The parties have also called our attention to the legislative debates which took place at the time the Contribution Act was adopted, but we find those debates do not deal with the issues now before us. The legislators expressed the intention to codify judicial decisions recognizing the right of contribution among joint tortfeasors and to permit an action to be brought against a joint tortfeasor who was not a party to the original action. See 81st Ill. Gen. Assem., Senate Proceedings, May 14, 1979, at 173-74.
The law of Illinois seems very clear.
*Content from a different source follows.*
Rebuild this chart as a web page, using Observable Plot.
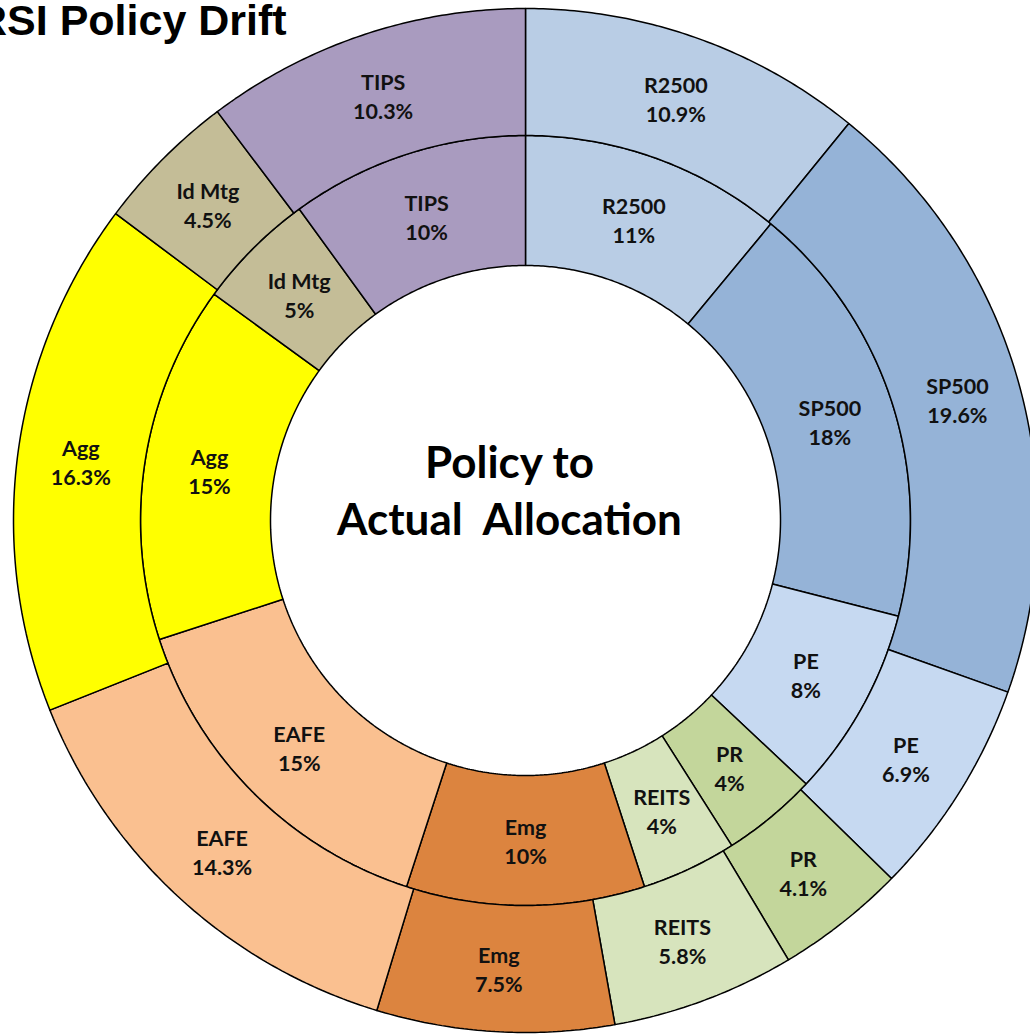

ABF cannot now seek contribution in a separate action brought after the original personal injury actions were disposed of either by settlement or by trial on the issue of damages. We believe the same principle applies to the complaint brought by AB Corp. against Welsh which seeks contribution by a separate action at a time when Welsh's personal injury action against AB Corp. was still pending. We affirm the trial court's dismissal of the complaint, but we do so on grounds that the complaint is barred by section 5 of the Contribution Act. We do not reach the question involving the statute of limitations.
ABF argues that the trial court's retroactive application of the Laue v. Leifheit decision was a violation of its constitutional rights, but we do not agree. The supreme court was interpreting a section of a 1979 statute regulating legal procedure which neither created nor destroyed substantive rights. The fact that the Laue decision was handed down in 1984, after the accident and after the verdicts and settlements in this cause, does not affect its applicability in the case at bar. It is the statute that is a bar to the contribution action, and it was enacted prior to the commencement of this litigation.
We affirm the judgment orders of the circuit court of Peoria County.